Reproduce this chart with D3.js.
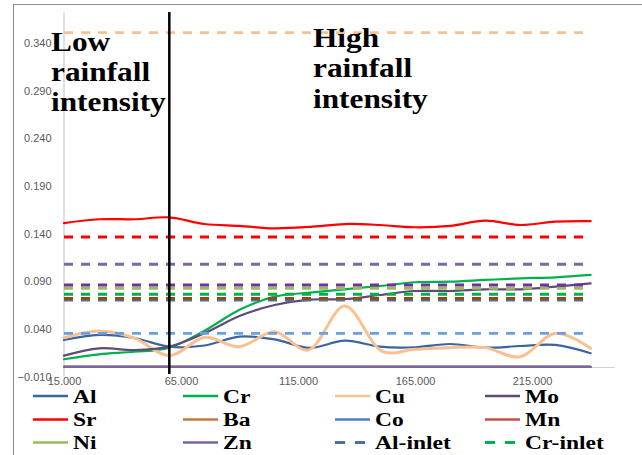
<!DOCTYPE html>
<html><head><meta charset="utf-8">
<script src="https://cdn.jsdelivr.net/npm/d3@7"></script>
<style>body{margin:0;background:#fff}svg{display:block}</style>
</head><body>
<svg id="chart" width="642" height="455"></svg>
<script>
// ---- data ----
const xValues = [15,30,45,60,75,90,105,120,135,150,165,180,195,210,225,240];
const Al = [0.0283,0.0336,0.0304,0.0213,0.0225,0.0318,0.0290,0.0200,0.0276,0.0213,0.0207,0.0241,0.0203,0.0220,0.0231,0.0144];
const Cr = [0.0081,0.0133,0.0160,0.0203,0.0380,0.0600,0.0738,0.0780,0.0815,0.0850,0.0889,0.0895,0.0913,0.0930,0.0940,0.0966];
const Cu = [0.0307,0.0378,0.0304,0.0119,0.0310,0.0213,0.0370,0.0182,0.0640,0.0178,0.0186,0.0203,0.0203,0.0108,0.0354,0.0196];
const Mo = [0.0119,0.0196,0.0178,0.0213,0.0354,0.0535,0.0650,0.0707,0.0712,0.0755,0.0797,0.0797,0.0815,0.0815,0.0843,0.0878];
const Sr = [0.1510,0.1550,0.1550,0.1570,0.1500,0.1480,0.1455,0.1470,0.1500,0.1490,0.1466,0.1480,0.1535,0.1490,0.1525,0.1530];
const Ba = [0,0,0,0,0,0,0,0,0,0,0,0,0,0,0,0];
const Co = [0,0,0,0,0,0,0,0,0,0,0,0,0,0,0,0];
const Mn = [0,0,0,0,0,0,0,0,0,0,0,0,0,0,0,0];
const Ni = [0,0,0,0,0,0,0,0,0,0,0,0,0,0,0,0];
const Zn = [0,0,0,0,0,0,0,0,0,0,0,0,0,0,0,0];
const seriesNames = ["Al","Cr","Cu","Mo","Sr","Ba","Co","Mn","Ni","Zn"];
const seriesValues = [Al,Cr,Cu,Mo,Sr,Ba,Co,Mn,Ni,Zn];
const inletNames = ["Al-inlet","Cr-inlet","Cu-inlet","Mo-inlet","Sr-inlet","Ba-inlet","Co-inlet","Ni-inlet","Zn-inlet"];
const inletValues = [0.0703,0.0763,0.3508,0.1078,0.1364,0.0720,0.0353,0.0826,0.0860];
const yTicks = [-0.010,0.040,0.090,0.140,0.190,0.240,0.290,0.340];
const xTicks = [15,65,115,165,215];
const legendNames = ["Al","Cr","Cu","Mo","Sr","Ba","Co","Mn","Ni","Zn","Al-inlet","Cr-inlet"];
const dividerX = 60;
const lowLabel = ["Low","rainfall","intensity"];
const highLabel = ["High","rainfall","intensity"];

// ---- styles ----
const colors = {
  "Al":"#3B64A0","Cr":"#00B050","Cu":"#FAC090","Mo":"#604A7B","Sr":"#FF0000",
  "Ba":"#C0783C","Co":"#4F81BD","Mn":"#C0504D","Ni":"#9BBB59","Zn":"#7E62A6",
  "Al-inlet":"#4A70AC","Cr-inlet":"#00B050","Cu-inlet":"#FAC090","Mo-inlet":"#7C68A0",
  "Sr-inlet":"#FF0000","Ba-inlet":"#984807","Co-inlet":"#6A9FE0","Ni-inlet":"#9BBB59","Zn-inlet":"#7030A0"
};
const widths = {"Cu":3};

const svg = d3.select("#chart");
svg.append("rect").attr("x",13.5).attr("y",4.5).attr("width",660).attr("height",480)
  .attr("fill","#fff").attr("stroke","#8c8c8c").attr("stroke-width",1);

const x = d3.scaleLinear().domain([15,250]).range([64,614]);
const y = d3.scaleLinear().domain([-0.01,0.3725]).range([376.5,12]);

// axes
const yAxis = svg.append("g").attr("transform","translate(63.5,0)")
  .call(d3.axisLeft(y).tickValues(yTicks).tickFormat(d3.format(".3f")).tickSize(0).tickPadding(12));
yAxis.select(".domain").attr("stroke","#BFBFBF");
yAxis.selectAll("text").attr("font-family","Liberation Sans, Arial, sans-serif").attr("font-size",11).attr("fill","#595959");

const xAxis = svg.append("g").attr("transform",`translate(0,${y(0)})`)
  .call(d3.axisBottom(x).tickValues(xTicks).tickFormat(d3.format(".3f")).tickSize(0).tickPadding(10));
xAxis.select(".domain").attr("stroke","#D0D0D0");
xAxis.selectAll("text").attr("font-family","Liberation Sans, Arial, sans-serif").attr("font-size",11).attr("fill","#595959");

// series
const line = d3.line().x((d,i)=>x(xValues[i])).y(d=>y(d)).curve(d3.curveCardinal.tension(0));
const plot = svg.append("g");
seriesNames.forEach((n,k)=>{
  plot.append("path").datum(seriesValues[k]).attr("d",line)
    .attr("fill","none").attr("stroke",colors[n]).attr("stroke-width",widths[n]||2.2)
    .attr("stroke-linecap","round");
});
const flat = d3.line().x(d=>x(d[0])).y(d=>y(d[1]));
inletNames.forEach((n,k)=>{
  plot.append("path").datum(xValues.map(xv=>[xv,inletValues[k]])).attr("d",flat)
    .attr("fill","none").attr("stroke",colors[n]).attr("stroke-width",2.8)
    .attr("stroke-dasharray","9,8");
});

// divider
svg.append("line").attr("x1",x(dividerX)).attr("x2",x(dividerX)).attr("y1",12).attr("y2",374)
  .attr("stroke","#000").attr("stroke-width",2.5);

// annotations
function label(lines, x0, baselines){
  const g = svg.append("g");
  lines.forEach((t,i)=>{
    g.append("text").attr("transform",`translate(${x0},${baselines[i]}) scale(1.16,1)`)
      .attr("font-family","Liberation Serif, Times New Roman, serif").attr("font-weight","bold")
      .attr("font-size",27).attr("fill","#000").text(t);
  });
}
label(lowLabel, 51, [50.5,80.5,110.5]);
label(highLabel, 313, [46.5,77,108]);

// legend
const legX = [33,183,335,485];
const legY = [396,419.5,442.5];
legendNames.forEach((n,i)=>{
  const c = i%4, r = Math.floor(i/4);
  const lx = legX[c], ly = legY[r];
  const dashed = n.endsWith("-inlet");
  svg.append("line").attr("x1",lx).attr("x2",lx+35).attr("y1",ly).attr("y2",ly)
    .attr("stroke",colors[n]).attr("stroke-width",dashed?2.8:2.5)
    .attr("stroke-dasharray",dashed?"10,10":null);
  svg.append("text").attr("transform",`translate(${lx+40},${ly+6.5}) scale(1.24,1)`)
    .attr("font-family","Liberation Serif, Times New Roman, serif").attr("font-weight","bold")
    .attr("font-size",19).attr("fill","#000").text(n);
});
</script>
</body></html>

# # # # #

Required task: Show all lines from the data above in which the word "chart" appears.

Task result:
Reproduce this chart with D3.js.
<svg id="chart" width="642" height="455"></svg>
const svg = d3.select("#chart");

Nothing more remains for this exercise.